__Exercise prompt__.
Copy the records below exactly, omitting any pictures they contain.

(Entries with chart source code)
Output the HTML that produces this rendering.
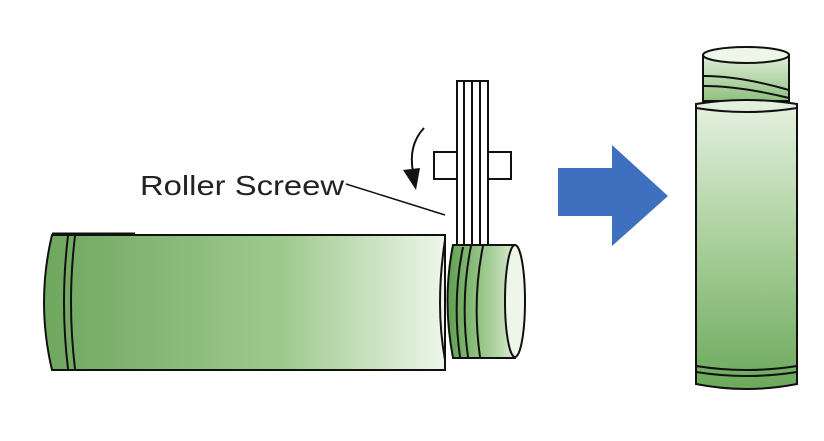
<!DOCTYPE html>
<html><head><style>
html,body{margin:0;padding:0;background:#fff;width:824px;height:441px;overflow:hidden}
</style></head><body>
<svg width="824" height="441" viewBox="0 0 824 441" xmlns="http://www.w3.org/2000/svg">
<defs>
<linearGradient id="gh" x1="0" x2="1" y1="0" y2="0">
<stop offset="0" stop-color="#6fa75f"/><stop offset="0.6" stop-color="#9fca8f"/><stop offset="1" stop-color="#eef6ea"/>
</linearGradient>
<linearGradient id="gc" x1="0" x2="1" y1="0" y2="0">
<stop offset="0" stop-color="#5f9f50"/><stop offset="0.6" stop-color="#a8d09a"/><stop offset="1" stop-color="#e8f3e4"/>
</linearGradient>
<linearGradient id="gv" x1="0" x2="0" y1="0" y2="1">
<stop offset="0" stop-color="#e6f1e1"/><stop offset="0.5" stop-color="#a9cf9b"/><stop offset="1" stop-color="#6ca95c"/>
</linearGradient>
<linearGradient id="gt" x1="0" x2="0" y1="0" y2="1">
<stop offset="0" stop-color="#eef6ea"/><stop offset="1" stop-color="#8fc07f"/>
</linearGradient>
</defs>
<path d="M52 235 L445 235 L445 370 L52 370 Q36 302 52 235 Z" fill="url(#gh)" stroke="#111" stroke-width="2"/>
<path d="M52 234 L135 234" stroke="#111" stroke-width="3"/>
<path d="M68 236 Q60 302 68 369" fill="none" stroke="#111" stroke-width="2"/>
<path d="M75 236 Q67 302 75 369" fill="none" stroke="#111" stroke-width="2"/>
<path d="M445 240 Q435 305 445 360" fill="none" stroke="#111" stroke-width="2"/>
<path d="M453 245 L515 245 Q528 300 515 358 L453 358 Q442 300 453 245 Z" fill="url(#gc)" stroke="#111" stroke-width="2"/>
<ellipse cx="515" cy="301" rx="10" ry="56" fill="#eef6ea" stroke="#111" stroke-width="2"/>
<path d="M463 247 Q452 300 460 357" fill="none" stroke="#111" stroke-width="2"/>
<path d="M471 246 Q460 300 468 357" fill="none" stroke="#111" stroke-width="2"/>
<path d="M483 246 Q472 300 480 357" fill="none" stroke="#111" stroke-width="2"/>
<rect x="434" y="152" width="24" height="27" fill="#fff" stroke="#111" stroke-width="2"/>
<rect x="487" y="152" width="24" height="27" fill="#fff" stroke="#111" stroke-width="2"/>
<rect x="457" y="81" width="31" height="164" fill="#fff" stroke="#111" stroke-width="2"/>
<line x1="464" y1="82" x2="464" y2="244" stroke="#111" stroke-width="2"/>
<line x1="472" y1="82" x2="472" y2="244" stroke="#111" stroke-width="2"/>
<line x1="480" y1="82" x2="480" y2="244" stroke="#111" stroke-width="2"/>
<path d="M424 128 Q408 145 413 172" fill="none" stroke="#111" stroke-width="2"/>
<polygon points="403,170 420,168 416,190" fill="#111"/>
<text x="140" y="195" font-family="Liberation Sans, sans-serif" font-size="28" fill="#222" textLength="204" lengthAdjust="spacingAndGlyphs">Roller Screew</text>
<line x1="346" y1="184" x2="445" y2="215" stroke="#111" stroke-width="1.5"/>
<polygon points="558,168 612,168 612,145 668,196 612,246 612,216 558,216" fill="#3f6fbf"/>
<path d="M703 101 L703 55 Q746 40 789 55 L789 101 Z" fill="url(#gt)" stroke="#111" stroke-width="2"/>
<ellipse cx="746" cy="55" rx="43" ry="8" fill="#eef6ea" stroke="#111" stroke-width="2"/>
<path d="M704 76 Q740 76 789 90" fill="none" stroke="#111" stroke-width="2"/>
<path d="M704 86 Q740 86 789 98" fill="none" stroke="#111" stroke-width="2"/>
<path d="M696 104 Q746 96 797 104 L797 384 Q746 394 696 384 Z" fill="url(#gv)" stroke="#111" stroke-width="2"/>
<path d="M696 108 Q746 116 797 108" fill="none" stroke="#111" stroke-width="2"/>
<path d="M696 366 Q746 374 797 366" fill="none" stroke="#111" stroke-width="2"/>
<path d="M696 372 Q746 380 797 372" fill="none" stroke="#111" stroke-width="2"/>
</svg>
</body></html>
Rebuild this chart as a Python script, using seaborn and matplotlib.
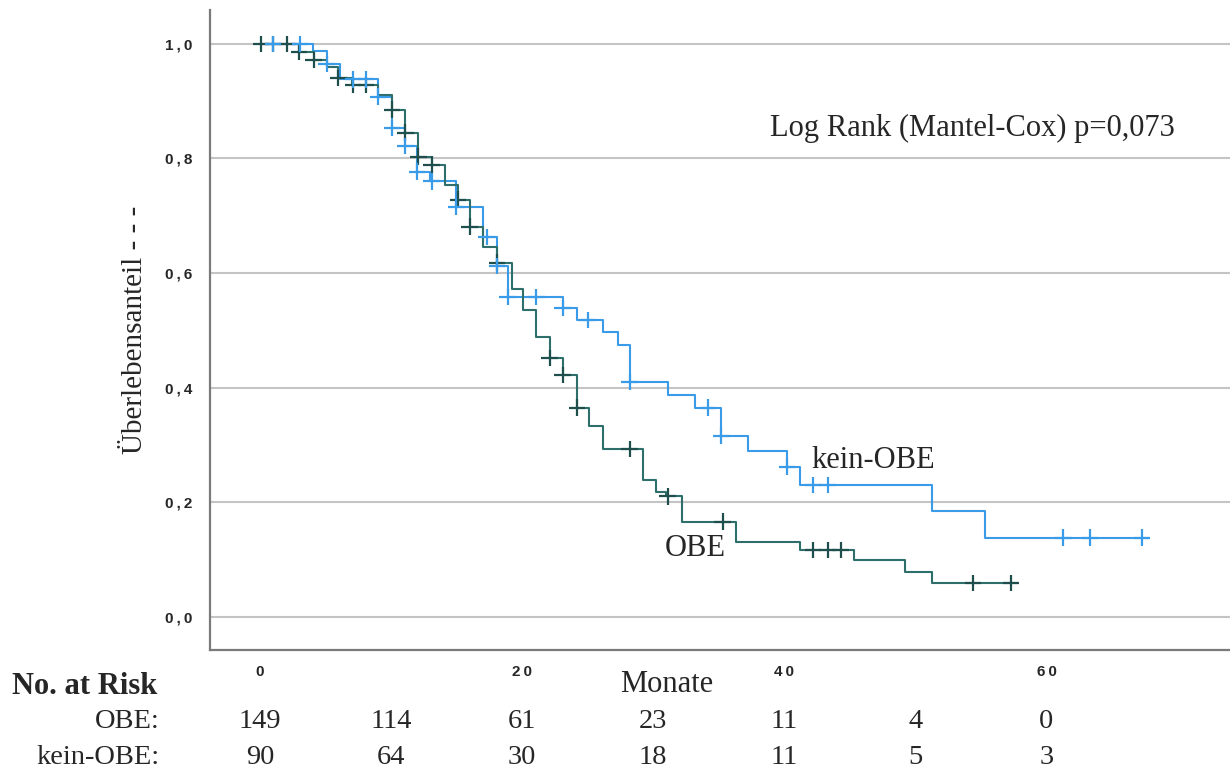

__Answer__.
Output the HTML that produces this rendering.
<!DOCTYPE html>
<html><head><style>
html,body{margin:0;padding:0;background:#fff;width:824px;height:441px;overflow:hidden}
</style></head><body>
<svg width="824" height="441" viewBox="0 0 824 441" xmlns="http://www.w3.org/2000/svg">
<defs>
<linearGradient id="gh" x1="0" x2="1" y1="0" y2="0">
<stop offset="0" stop-color="#6fa75f"/><stop offset="0.6" stop-color="#9fca8f"/><stop offset="1" stop-color="#eef6ea"/>
</linearGradient>
<linearGradient id="gc" x1="0" x2="1" y1="0" y2="0">
<stop offset="0" stop-color="#5f9f50"/><stop offset="0.6" stop-color="#a8d09a"/><stop offset="1" stop-color="#e8f3e4"/>
</linearGradient>
<linearGradient id="gv" x1="0" x2="0" y1="0" y2="1">
<stop offset="0" stop-color="#e6f1e1"/><stop offset="0.5" stop-color="#a9cf9b"/><stop offset="1" stop-color="#6ca95c"/>
</linearGradient>
<linearGradient id="gt" x1="0" x2="0" y1="0" y2="1">
<stop offset="0" stop-color="#eef6ea"/><stop offset="1" stop-color="#8fc07f"/>
</linearGradient>
</defs>
<path d="M52 235 L445 235 L445 370 L52 370 Q36 302 52 235 Z" fill="url(#gh)" stroke="#111" stroke-width="2"/>
<path d="M52 234 L135 234" stroke="#111" stroke-width="3"/>
<path d="M68 236 Q60 302 68 369" fill="none" stroke="#111" stroke-width="2"/>
<path d="M75 236 Q67 302 75 369" fill="none" stroke="#111" stroke-width="2"/>
<path d="M445 240 Q435 305 445 360" fill="none" stroke="#111" stroke-width="2"/>
<path d="M453 245 L515 245 Q528 300 515 358 L453 358 Q442 300 453 245 Z" fill="url(#gc)" stroke="#111" stroke-width="2"/>
<ellipse cx="515" cy="301" rx="10" ry="56" fill="#eef6ea" stroke="#111" stroke-width="2"/>
<path d="M463 247 Q452 300 460 357" fill="none" stroke="#111" stroke-width="2"/>
<path d="M471 246 Q460 300 468 357" fill="none" stroke="#111" stroke-width="2"/>
<path d="M483 246 Q472 300 480 357" fill="none" stroke="#111" stroke-width="2"/>
<rect x="434" y="152" width="24" height="27" fill="#fff" stroke="#111" stroke-width="2"/>
<rect x="487" y="152" width="24" height="27" fill="#fff" stroke="#111" stroke-width="2"/>
<rect x="457" y="81" width="31" height="164" fill="#fff" stroke="#111" stroke-width="2"/>
<line x1="464" y1="82" x2="464" y2="244" stroke="#111" stroke-width="2"/>
<line x1="472" y1="82" x2="472" y2="244" stroke="#111" stroke-width="2"/>
<line x1="480" y1="82" x2="480" y2="244" stroke="#111" stroke-width="2"/>
<path d="M424 128 Q408 145 413 172" fill="none" stroke="#111" stroke-width="2"/>
<polygon points="403,170 420,168 416,190" fill="#111"/>
<text x="140" y="195" font-family="Liberation Sans, sans-serif" font-size="28" fill="#222" textLength="204" lengthAdjust="spacingAndGlyphs">Roller Screew</text>
<line x1="346" y1="184" x2="445" y2="215" stroke="#111" stroke-width="1.5"/>
<polygon points="558,168 612,168 612,145 668,196 612,246 612,216 558,216" fill="#3f6fbf"/>
<path d="M703 101 L703 55 Q746 40 789 55 L789 101 Z" fill="url(#gt)" stroke="#111" stroke-width="2"/>
<ellipse cx="746" cy="55" rx="43" ry="8" fill="#eef6ea" stroke="#111" stroke-width="2"/>
<path d="M704 76 Q740 76 789 90" fill="none" stroke="#111" stroke-width="2"/>
<path d="M704 86 Q740 86 789 98" fill="none" stroke="#111" stroke-width="2"/>
<path d="M696 104 Q746 96 797 104 L797 384 Q746 394 696 384 Z" fill="url(#gv)" stroke="#111" stroke-width="2"/>
<path d="M696 108 Q746 116 797 108" fill="none" stroke="#111" stroke-width="2"/>
<path d="M696 366 Q746 374 797 366" fill="none" stroke="#111" stroke-width="2"/>
<path d="M696 372 Q746 380 797 372" fill="none" stroke="#111" stroke-width="2"/>
</svg>
</body></html>
Rebuild this chart as a Python script, using seaborn and matplotlib.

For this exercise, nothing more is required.